Retype word for word the first line of the listing and each line after it up to the line with "import matplotlib.pyplot as plt", with the pictures taken out.
====
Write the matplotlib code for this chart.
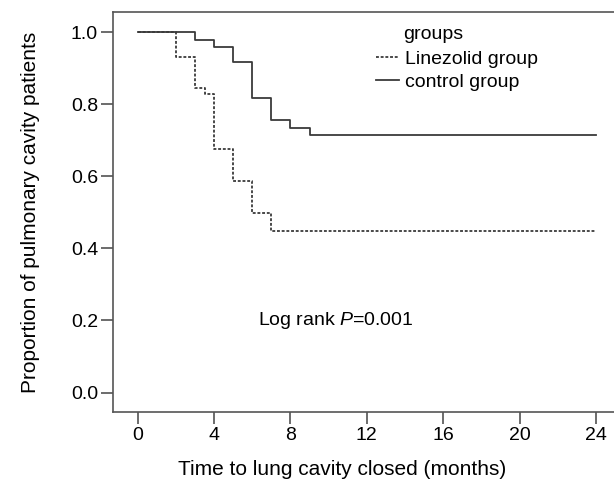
#!/bin/env python3
import matplotlib
matplotlib.use("Agg")
import matplotlib.pyplot as plt

plt.rcParams["font.family"] = ["Liberation Sans", "DejaVu Sans"]
plt.rcParams["mathtext.fontset"] = "custom"
plt.rcParams["mathtext.rm"] = "Liberation Sans"
plt.rcParams["mathtext.it"] = "Liberation Sans:italic"

# Kaplan-Meier steps
control_t = [0, 3, 4, 5, 6, 7, 8, 9, 24]
control_s = [1.0, 0.979, 0.959, 0.918, 0.816, 0.755, 0.735, 0.714, 0.714]
linezolid_t = [0, 2, 3, 3.5, 4, 5, 6, 7, 24]
linezolid_s = [1.0, 0.931, 0.846, 0.829, 0.675, 0.587, 0.499, 0.448, 0.448]

x_ticks = [0, 4, 8, 12, 16, 20, 24]
y_ticks = [0.0, 0.2, 0.4, 0.6, 0.8, 1.0]

fig = plt.figure(figsize=(6.14, 4.8), dpi=100)
ax = fig.add_axes([0.1835, 0.1417, 0.8165, 0.8333])

ax.step(control_t, control_s, where="post", color="#3a3a3a", lw=1.3,
        label="control group")
ax.step(linezolid_t, linezolid_s, where="post", color="#3a3a3a", lw=1.3,
        ls=(0, (1.6, 1.0)), label="Linezolid group")

ax.set_xlim(-1.31, 24.94)
ax.set_ylim(-0.054, 1.056)
ax.set_xticks(x_ticks)
ax.set_yticks(y_ticks)
ax.set_yticklabels([f"{v:.1f}" for v in y_ticks])
ax.tick_params(labelsize=14, length=8.5, width=1.1, color="#444444", pad=2)

for side in ["left", "top", "bottom"]:
    ax.spines[side].set_color("#555555")
    ax.spines[side].set_linewidth(1.2)
ax.spines["right"].set_visible(False)

ax.set_xlabel("Time to lung cavity closed (months)", fontsize=15, va="center")
ax.xaxis.set_label_coords(0.458, -0.145)
ax.set_ylabel("Proportion of pulmonary cavity patients", fontsize=15, labelpad=22)

# legend, title placed by hand so it lines up with the labels
h, l = ax.get_legend_handles_labels()
leg = ax.legend([h[1], h[0]], [l[1], l[0]], frameon=False, fontsize=14,
                loc="upper left", bbox_to_anchor=(0.525, 0.905),
                handlelength=1.2, handletextpad=0.3, labelspacing=0.28,
                borderpad=0, borderaxespad=0)
ax.text(0.579, 0.9425, "groups", transform=ax.transAxes, fontsize=14,
        ha="left", va="center")

ax.text(6.3, 0.2, r"Log rank $P$=0.001", fontsize=14, ha="left", va="center")

fig.savefig("out.png", dpi=100)
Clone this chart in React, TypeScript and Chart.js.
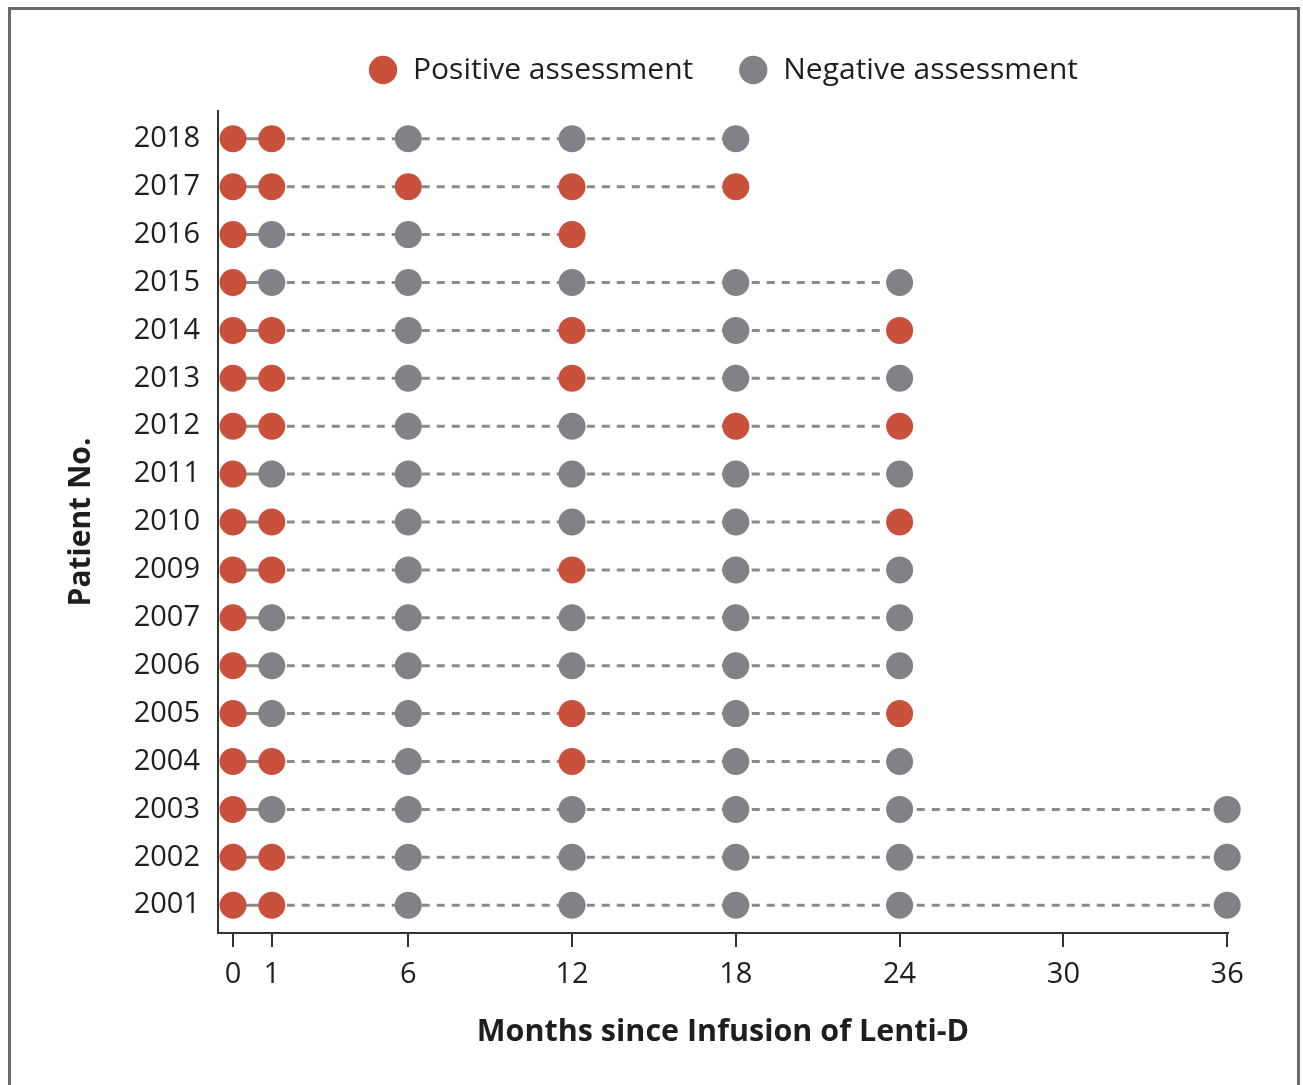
====
▶ **SOLUTION TO THE EXERCISE**
Write the matplotlib code for this chart.
#!/bin/env python3
import matplotlib
matplotlib.use("Agg")
import matplotlib.pyplot as plt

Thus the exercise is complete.